The National Pension Commission, PenCom, has urged states and local governments to implement the Contributory Pension Scheme, CPS, for a pension-secure Nigeria.
This is contained in a statement issued by the management of the commission in Abuja.
The Pension Reform Act, PRA, 2014, in Section 2(1), stipulates that the CPS applies to all public sector employees across the Federal Capital Territory, FCT, states, local governments, and private sector.
According to the statement, the 1999 Constitution of the Federal Republic of Nigeria (as amended), state governments have the constitutional right to legislate on pension matters within their jurisdictions.
The commission said that State governments were required to domesticate the CPS by enacting appropriate pension laws within their states.
In August 2006, the National Council of States adopted the CPS for all states and local governments to support this adoption, PenCom developed a Model State Pension Law, enabling state governments to modify it according to their unique needs.
According to the statement, PenCom reviews draft state pension laws and guides states throughout the implementation process.
The commission said that many states were yet to implement the CPS.
9News Nigeria reports that part of the statement revealed; ” For a state to implement the CPS in full, the state is required to enact a law on CPS, establish a Pension Bureau, register its employees with Pension Fund Administrators, PFAs, and commence remittance of pension contributions.
”The state is also required to carry out actuarial valuation, commence funding of accrued pension rights, procure group life insurance for its employees, and open and fund a retirement benefits bond redemption fund account with the Central Bank of Nigeria (CBN) or PFA,” the statement said.
The commission commends Lagos, FCT, Osun, Kaduna, Ekiti, Edo, Ondo, Delta, Benue, Anambra, and Jigawa, for their exemplary implementation of the CPS as at December 2024.
According to the statement, these states have set the benchmark for sustainable pension administration by ensuring that retirees receive their entitlements promptly.
They are consistently remitting both employer and employee pension contributions under the CPS, Jigawa State remits contributions under the Contributory Defined Benefits Scheme, CDBS.
The commission said that some states had enacted laws to adopt the CPS but have not yet made significant strides towards implementation.

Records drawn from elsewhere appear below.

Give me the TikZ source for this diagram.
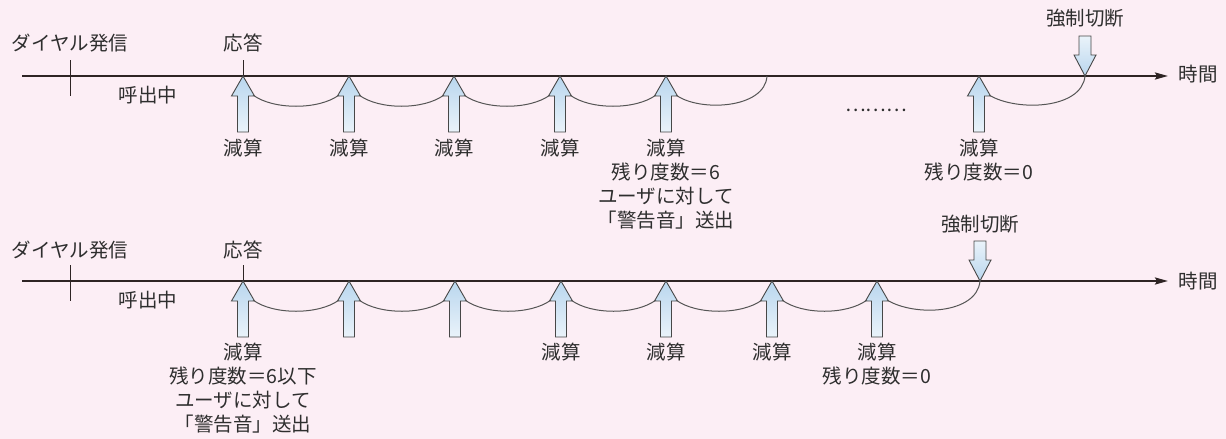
\documentclass[tikz,border=0pt]{standalone}
\usepackage{fontspec}
\newfontfamily\jp{Noto Sans CJK JP}
\usetikzlibrary{arrows.meta}
\definecolor{bg}{HTML}{FCEEF5}
\definecolor{ink}{HTML}{2E2E2E}
\definecolor{axis}{HTML}{2E2424}
\definecolor{arcc}{HTML}{555555}
\definecolor{arrline}{HTML}{474747}
\definecolor{blueA}{HTML}{B9D6EE}
\definecolor{blueB}{HTML}{EAF3FA}
\tikzset{
  txt/.style={font=\jp\fontsize{19.5}{24}\selectfont, text=ink, inner sep=0pt, align=center},
  lbl/.style={txt, anchor=north},
  axisline/.style={draw=axis, line width=2pt, -{Stealth[length=13pt,width=7pt,inset=2pt]}},
  tickline/.style={draw=axis, line width=1pt},
  arcline/.style={draw=arcc, line width=1pt},
  blockarrow/.style={draw=arrline, line width=0.9pt, line join=miter},
  uparrow/.pic={
    \path[blockarrow, top color=blueA, bottom color=blueB]
      (0,0) -- (11.5,20) -- (5.5,20) -- (5.5,56) -- (-5.5,56) -- (-5.5,20) -- (-11.5,20) -- cycle;
    \coordinate (-t) at (0,0);
    \coordinate (-l) at (-10,19);
    \coordinate (-r) at (10,19);
  },
  downarrow/.pic={
    \path[blockarrow, top color=blueB, bottom color=blueA]
      (0,0) -- (11,-21) -- (6,-21) -- (6,-40) -- (-6,-40) -- (-6,-21) -- (-11,-21) -- cycle;
    \coordinate (-t) at (0,0);
  }
}
\begin{document}
\begin{tikzpicture}[x=1pt,y=-1pt]
\useasboundingbox (0,0) rectangle (1226,439);
\fill[bg] (0,0) rectangle (1226,439);

% ---------------- top timeline (L = 76) ----------------
\coordinate (s1) at (22,76);
\coordinate (t1) at (1168,76);
\draw[axisline] (s1) -- (t1);
\coordinate (d1a) at (70,60);
\coordinate (d1b) at (70,96);
\draw[tickline] (d1a) -- (d1b);
\coordinate (r1a) at (243,60);
\coordinate (r1b) at (243,76);
\draw[tickline] (r1a) -- (r1b);

\pic (a1) at (243,76) {uparrow};
\pic (a2) at (349,76) {uparrow};
\pic (a3) at (454,76) {uparrow};
\pic (a4) at (560,76) {uparrow};
\pic (a5) at (666,76) {uparrow};
\pic (a6) at (979,76) {uparrow};
\pic (c1) at (1085,76) {downarrow};
\coordinate (e1) at (767,76);

\draw[arcline] (a1-r) .. controls +(20,15) and +(-20,15) .. (a2-l);
\draw[arcline] (a2-r) .. controls +(20,15) and +(-20,15) .. (a3-l);
\draw[arcline] (a3-r) .. controls +(20,15) and +(-20,15) .. (a4-l);
\draw[arcline] (a4-r) .. controls +(20,15) and +(-20,15) .. (a5-l);
\draw[arcline] (a5-r) .. controls +(23,17) and +(-2,33) .. (e1);
\draw[arcline] (a6-r) .. controls +(28,17) and +(-3,33) .. (c1-t);

\node[txt] (dial1) at (70,43) {ダイヤル発信};
\node[txt] (ans1) at (243,43) {応答};
\node[txt] (call1) at (148,95) {呼出中};
\node[txt] (cut1) at (1085,18) {強制切断};
\node[txt] (time1) at (1198,74) {時間};
\node[txt] (dots1) at (876,110) {………};

\node[lbl] (l1) at (243,139) {減算};
\node[lbl] (l2) at (349,139) {減算};
\node[lbl] (l3) at (454,139) {減算};
\node[lbl] (l4) at (560,139) {減算};
\node[lbl] (l5) at (666,139) {減算\\残り度数＝6\\ユーザに対して\\「警告音」送出};
\node[lbl] (l6) at (979,139) {減算\\残り度数＝0};

% ---------------- bottom timeline (L = 281) ----------------
\coordinate (s2) at (22,281);
\coordinate (t2) at (1168,281);
\draw[axisline] (s2) -- (t2);
\coordinate (d2a) at (70,265);
\coordinate (d2b) at (70,301);
\draw[tickline] (d2a) -- (d2b);
\coordinate (r2a) at (243,265);
\coordinate (r2b) at (243,281);
\draw[tickline] (r2a) -- (r2b);

\pic (b1) at (243,281) {uparrow};
\pic (b2) at (349,281) {uparrow};
\pic (b3) at (455,281) {uparrow};
\pic (b4) at (561,281) {uparrow};
\pic (b5) at (666,281) {uparrow};
\pic (b6) at (772,281) {uparrow};
\pic (b7) at (877,281) {uparrow};
\pic (c2) at (980,281) {downarrow};

\draw[arcline] (b1-r) .. controls +(20,15) and +(-20,15) .. (b2-l);
\draw[arcline] (b2-r) .. controls +(20,15) and +(-20,15) .. (b3-l);
\draw[arcline] (b3-r) .. controls +(20,15) and +(-20,15) .. (b4-l);
\draw[arcline] (b4-r) .. controls +(20,15) and +(-20,15) .. (b5-l);
\draw[arcline] (b5-r) .. controls +(20,15) and +(-20,15) .. (b6-l);
\draw[arcline] (b6-r) .. controls +(20,15) and +(-20,15) .. (b7-l);
\draw[arcline] (b7-r) .. controls +(28,17) and +(-3,33) .. (c2-t);

\node[txt] (dial2) at (70,250) {ダイヤル発信};
\node[txt] (ans2) at (243,250) {応答};
\node[txt] (call2) at (148,300) {呼出中};
\node[txt] (cut2) at (980,224) {強制切断};
\node[txt] (time2) at (1198,281) {時間};

\node[lbl] (m1) at (243,343) {減算\\残り度数＝6以下\\ユーザに対して\\「警告音」送出};
\node[lbl] (m4) at (561,343) {減算};
\node[lbl] (m5) at (666,343) {減算};
\node[lbl] (m6) at (772,343) {減算};
\node[lbl] (m7) at (877,343) {減算\\残り度数＝0};
\end{tikzpicture}
\end{document}
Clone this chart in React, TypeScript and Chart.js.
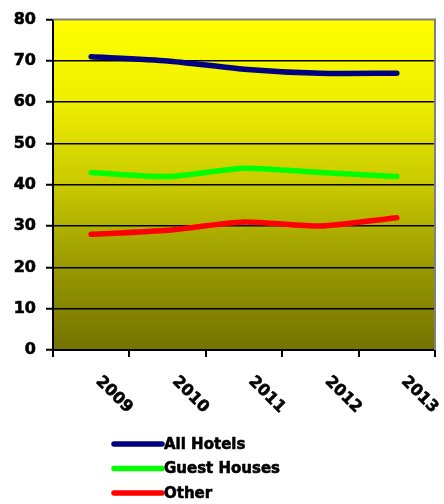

The states include Abia, Adamawa, Bauchi, Bayelsa, Ebonyi, Enugu, Gombe, Imo, Kano, Katsina, Kebbi, Kogi, Nasarawa, Niger, Ogun, Oyo, Rivers, Sokoto, Taraba, and Zamfara.
PenCom urges these states to accelerate their efforts toward full implementation of the CPS, by timely remittance of both employer and employee pension contributions.
The statement said by taking decisive action, these states can align with the pacesetters in ensuring a secure and sustainable retirement scheme for their workforce.
According to the statement, PenCom observes that Akwa Ibom, Borno, Kwara, Plateau, Cross River, and Yobe are yet to commence implementation of the CPS.
” PenCom strongly encourages these states to expedite the enactment of their CPS laws and take immediate steps toward full implementation to ensure a secure and sustainable pension system for their workforce.
The transition from the Defined Benefits Scheme, DBS, to the CPS at the state and local government levels is both a significant and inevitable step.
The scheme was designed to ensure that all retirees receive their benefits in a timely manner, providing a sustainable and secure retirement for all public sector employees.
The commission said that the CPS offers a long-term solution to the pension liabilities that many states currently face.
PenCom warned that failure to adopt the CPS would worsen pension debts, creating financial burdens for future administrations.
” By failing to address pension arrears, states are inadvertently creating a financial burden for future generations, as these liabilities will continue to grow.
”Adopting the CPS now will help states avoid these escalating costs and provide a more secure financial future for both retirees and taxpayers.
The commission reiterated its commitment to engaging with non-compliant states, offering technical assistance to aid their transition.
With pension security at stake, PenCom called on all states to act decisively to protect their workers’ financial futures, stressing that a sustainable and secure pension system is critical for economic stability.
PenCom reiterates its committed to the effective regulation and supervision of the pension industry.